- **What to work on**
Each line below is to be written out in full, exactly as shown.

- **Supplied information**
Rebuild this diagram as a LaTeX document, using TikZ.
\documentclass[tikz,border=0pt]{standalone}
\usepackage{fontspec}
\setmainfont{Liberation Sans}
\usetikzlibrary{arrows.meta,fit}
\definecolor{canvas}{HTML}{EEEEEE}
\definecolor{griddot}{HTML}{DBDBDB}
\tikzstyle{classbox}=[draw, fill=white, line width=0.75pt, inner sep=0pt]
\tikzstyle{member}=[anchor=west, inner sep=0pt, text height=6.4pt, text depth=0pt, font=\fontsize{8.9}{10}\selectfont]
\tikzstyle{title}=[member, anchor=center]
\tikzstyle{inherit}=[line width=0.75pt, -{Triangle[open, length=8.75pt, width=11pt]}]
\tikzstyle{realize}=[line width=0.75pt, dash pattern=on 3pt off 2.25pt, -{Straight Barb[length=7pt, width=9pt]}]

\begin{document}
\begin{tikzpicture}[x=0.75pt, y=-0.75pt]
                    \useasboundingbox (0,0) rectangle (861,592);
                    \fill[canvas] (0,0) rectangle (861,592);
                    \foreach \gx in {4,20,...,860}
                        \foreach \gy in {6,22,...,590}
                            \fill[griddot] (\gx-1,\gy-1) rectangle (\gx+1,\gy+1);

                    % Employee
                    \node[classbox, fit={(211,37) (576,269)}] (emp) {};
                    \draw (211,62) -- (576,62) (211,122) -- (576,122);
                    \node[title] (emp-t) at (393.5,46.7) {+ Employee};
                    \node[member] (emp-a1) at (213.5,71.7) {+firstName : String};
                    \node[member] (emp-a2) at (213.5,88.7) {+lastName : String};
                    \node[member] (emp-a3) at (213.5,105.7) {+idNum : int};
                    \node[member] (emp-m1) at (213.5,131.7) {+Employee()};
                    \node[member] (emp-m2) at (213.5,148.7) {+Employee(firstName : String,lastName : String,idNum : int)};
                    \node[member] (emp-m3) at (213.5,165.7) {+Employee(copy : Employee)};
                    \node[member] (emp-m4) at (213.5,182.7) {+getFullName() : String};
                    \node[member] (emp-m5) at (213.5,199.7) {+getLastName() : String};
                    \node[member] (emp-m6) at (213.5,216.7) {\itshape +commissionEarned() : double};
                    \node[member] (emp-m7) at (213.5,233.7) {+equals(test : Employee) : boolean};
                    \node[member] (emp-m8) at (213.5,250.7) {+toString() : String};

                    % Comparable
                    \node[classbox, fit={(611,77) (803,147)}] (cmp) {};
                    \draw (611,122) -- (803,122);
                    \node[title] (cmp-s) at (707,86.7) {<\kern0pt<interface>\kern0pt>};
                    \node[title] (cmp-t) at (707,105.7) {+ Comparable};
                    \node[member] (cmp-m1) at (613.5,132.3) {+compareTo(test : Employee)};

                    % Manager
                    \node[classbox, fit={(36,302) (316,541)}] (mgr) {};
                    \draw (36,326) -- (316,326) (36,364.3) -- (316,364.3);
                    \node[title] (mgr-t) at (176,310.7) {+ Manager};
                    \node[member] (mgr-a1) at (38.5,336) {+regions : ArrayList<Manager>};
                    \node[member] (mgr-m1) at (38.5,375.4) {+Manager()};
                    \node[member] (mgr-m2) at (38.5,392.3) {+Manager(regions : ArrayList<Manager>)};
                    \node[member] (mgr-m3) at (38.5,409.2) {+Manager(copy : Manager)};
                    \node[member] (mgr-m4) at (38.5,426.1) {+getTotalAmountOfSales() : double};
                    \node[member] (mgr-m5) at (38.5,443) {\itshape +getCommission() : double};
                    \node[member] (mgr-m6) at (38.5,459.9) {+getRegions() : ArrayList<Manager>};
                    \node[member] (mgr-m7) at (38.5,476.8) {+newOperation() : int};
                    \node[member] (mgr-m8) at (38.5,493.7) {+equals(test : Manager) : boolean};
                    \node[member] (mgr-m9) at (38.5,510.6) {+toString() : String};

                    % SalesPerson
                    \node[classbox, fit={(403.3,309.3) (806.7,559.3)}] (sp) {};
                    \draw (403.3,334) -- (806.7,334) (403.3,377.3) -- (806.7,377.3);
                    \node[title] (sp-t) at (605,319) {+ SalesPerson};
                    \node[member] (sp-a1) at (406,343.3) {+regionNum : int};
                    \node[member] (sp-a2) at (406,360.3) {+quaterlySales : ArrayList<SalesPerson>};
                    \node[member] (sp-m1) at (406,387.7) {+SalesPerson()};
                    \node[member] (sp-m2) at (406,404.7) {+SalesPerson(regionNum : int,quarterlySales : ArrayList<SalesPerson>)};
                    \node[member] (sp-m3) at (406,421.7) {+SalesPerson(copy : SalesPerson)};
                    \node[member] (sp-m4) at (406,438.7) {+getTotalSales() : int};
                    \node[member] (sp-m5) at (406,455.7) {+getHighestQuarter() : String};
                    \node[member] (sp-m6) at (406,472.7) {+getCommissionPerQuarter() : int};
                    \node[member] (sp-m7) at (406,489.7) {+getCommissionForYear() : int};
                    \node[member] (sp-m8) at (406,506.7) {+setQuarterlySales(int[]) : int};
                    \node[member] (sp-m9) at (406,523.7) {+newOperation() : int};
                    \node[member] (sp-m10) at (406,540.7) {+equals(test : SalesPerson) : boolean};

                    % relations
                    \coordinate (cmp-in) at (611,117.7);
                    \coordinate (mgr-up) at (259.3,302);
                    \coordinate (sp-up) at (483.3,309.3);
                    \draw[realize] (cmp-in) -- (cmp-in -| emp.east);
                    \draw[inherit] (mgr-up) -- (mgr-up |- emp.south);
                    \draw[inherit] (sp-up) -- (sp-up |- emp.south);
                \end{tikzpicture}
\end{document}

- **Finished exercise**
Rebuild this diagram as a LaTeX document, using TikZ.
\documentclass[tikz,border=0pt]{standalone}
\usepackage{fontspec}
\setmainfont{Liberation Sans}
\usetikzlibrary{arrows.meta,fit}
\definecolor{canvas}{HTML}{EEEEEE}
\definecolor{griddot}{HTML}{DBDBDB}
\tikzstyle{classbox}=[draw, fill=white, line width=0.75pt, inner sep=0pt]
\tikzstyle{member}=[anchor=west, inner sep=0pt, text height=6.4pt, text depth=0pt, font=\fontsize{8.9}{10}\selectfont]
\tikzstyle{title}=[member, anchor=center]
\tikzstyle{inherit}=[line width=0.75pt, -{Triangle[open, length=8.75pt, width=11pt]}]
\tikzstyle{realize}=[line width=0.75pt, dash pattern=on 3pt off 2.25pt, -{Straight Barb[length=7pt, width=9pt]}]

\begin{document}
\begin{tikzpicture}[x=0.75pt, y=-0.75pt]
                    \useasboundingbox (0,0) rectangle (861,592);
                    \fill[canvas] (0,0) rectangle (861,592);
                    \foreach \gx in {4,20,...,860}
                        \foreach \gy in {6,22,...,590}
                            \fill[griddot] (\gx-1,\gy-1) rectangle (\gx+1,\gy+1);

                    % Employee
                    \node[classbox, fit={(211,37) (576,269)}] (emp) {};
                    \draw (211,62) -- (576,62) (211,122) -- (576,122);
                    \node[title] (emp-t) at (393.5,46.7) {+ Employee};
                    \node[member] (emp-a1) at (213.5,71.7) {+firstName : String};
                    \node[member] (emp-a2) at (213.5,88.7) {+lastName : String};
                    \node[member] (emp-a3) at (213.5,105.7) {+idNum : int};
                    \node[member] (emp-m1) at (213.5,131.7) {+Employee()};
                    \node[member] (emp-m2) at (213.5,148.7) {+Employee(firstName : String,lastName : String,idNum : int)};
                    \node[member] (emp-m3) at (213.5,165.7) {+Employee(copy : Employee)};
                    \node[member] (emp-m4) at (213.5,182.7) {+getFullName() : String};
                    \node[member] (emp-m5) at (213.5,199.7) {+getLastName() : String};
                    \node[member] (emp-m6) at (213.5,216.7) {\itshape +commissionEarned() : double};
                    \node[member] (emp-m7) at (213.5,233.7) {+equals(test : Employee) : boolean};
                    \node[member] (emp-m8) at (213.5,250.7) {+toString() : String};

                    % Comparable
                    \node[classbox, fit={(611,77) (803,147)}] (cmp) {};
                    \draw (611,122) -- (803,122);
                    \node[title] (cmp-s) at (707,86.7) {<\kern0pt<interface>\kern0pt>};
                    \node[title] (cmp-t) at (707,105.7) {+ Comparable};
                    \node[member] (cmp-m1) at (613.5,132.3) {+compareTo(test : Employee)};

                    % Manager
                    \node[classbox, fit={(36,302) (316,541)}] (mgr) {};
                    \draw (36,326) -- (316,326) (36,364.3) -- (316,364.3);
                    \node[title] (mgr-t) at (176,310.7) {+ Manager};
                    \node[member] (mgr-a1) at (38.5,336) {+regions : ArrayList<Manager>};
                    \node[member] (mgr-m1) at (38.5,375.4) {+Manager()};
                    \node[member] (mgr-m2) at (38.5,392.3) {+Manager(regions : ArrayList<Manager>)};
                    \node[member] (mgr-m3) at (38.5,409.2) {+Manager(copy : Manager)};
                    \node[member] (mgr-m4) at (38.5,426.1) {+getTotalAmountOfSales() : double};
                    \node[member] (mgr-m5) at (38.5,443) {\itshape +getCommission() : double};
                    \node[member] (mgr-m6) at (38.5,459.9) {+getRegions() : ArrayList<Manager>};
                    \node[member] (mgr-m7) at (38.5,476.8) {+newOperation() : int};
                    \node[member] (mgr-m8) at (38.5,493.7) {+equals(test : Manager) : boolean};
                    \node[member] (mgr-m9) at (38.5,510.6) {+toString() : String};

                    % SalesPerson
                    \node[classbox, fit={(403.3,309.3) (806.7,559.3)}] (sp) {};
                    \draw (403.3,334) -- (806.7,334) (403.3,377.3) -- (806.7,377.3);
                    \node[title] (sp-t) at (605,319) {+ SalesPerson};
                    \node[member] (sp-a1) at (406,343.3) {+regionNum : int};
                    \node[member] (sp-a2) at (406,360.3) {+quaterlySales : ArrayList<SalesPerson>};
                    \node[member] (sp-m1) at (406,387.7) {+SalesPerson()};
                    \node[member] (sp-m2) at (406,404.7) {+SalesPerson(regionNum : int,quarterlySales : ArrayList<SalesPerson>)};
                    \node[member] (sp-m3) at (406,421.7) {+SalesPerson(copy : SalesPerson)};
                    \node[member] (sp-m4) at (406,438.7) {+getTotalSales() : int};
                    \node[member] (sp-m5) at (406,455.7) {+getHighestQuarter() : String};
                    \node[member] (sp-m6) at (406,472.7) {+getCommissionPerQuarter() : int};
                    \node[member] (sp-m7) at (406,489.7) {+getCommissionForYear() : int};
                    \node[member] (sp-m8) at (406,506.7) {+setQuarterlySales(int[]) : int};
                    \node[member] (sp-m9) at (406,523.7) {+newOperation() : int};
                    \node[member] (sp-m10) at (406,540.7) {+equals(test : SalesPerson) : boolean};

                    % relations
                    \coordinate (cmp-in) at (611,117.7);
                    \coordinate (mgr-up) at (259.3,302);
                    \coordinate (sp-up) at (483.3,309.3);
                    \draw[realize] (cmp-in) -- (cmp-in -| emp.east);
                    \draw[inherit] (mgr-up) -- (mgr-up |- emp.south);
                    \draw[inherit] (sp-up) -- (sp-up |- emp.south);
                \end{tikzpicture}
\end{document}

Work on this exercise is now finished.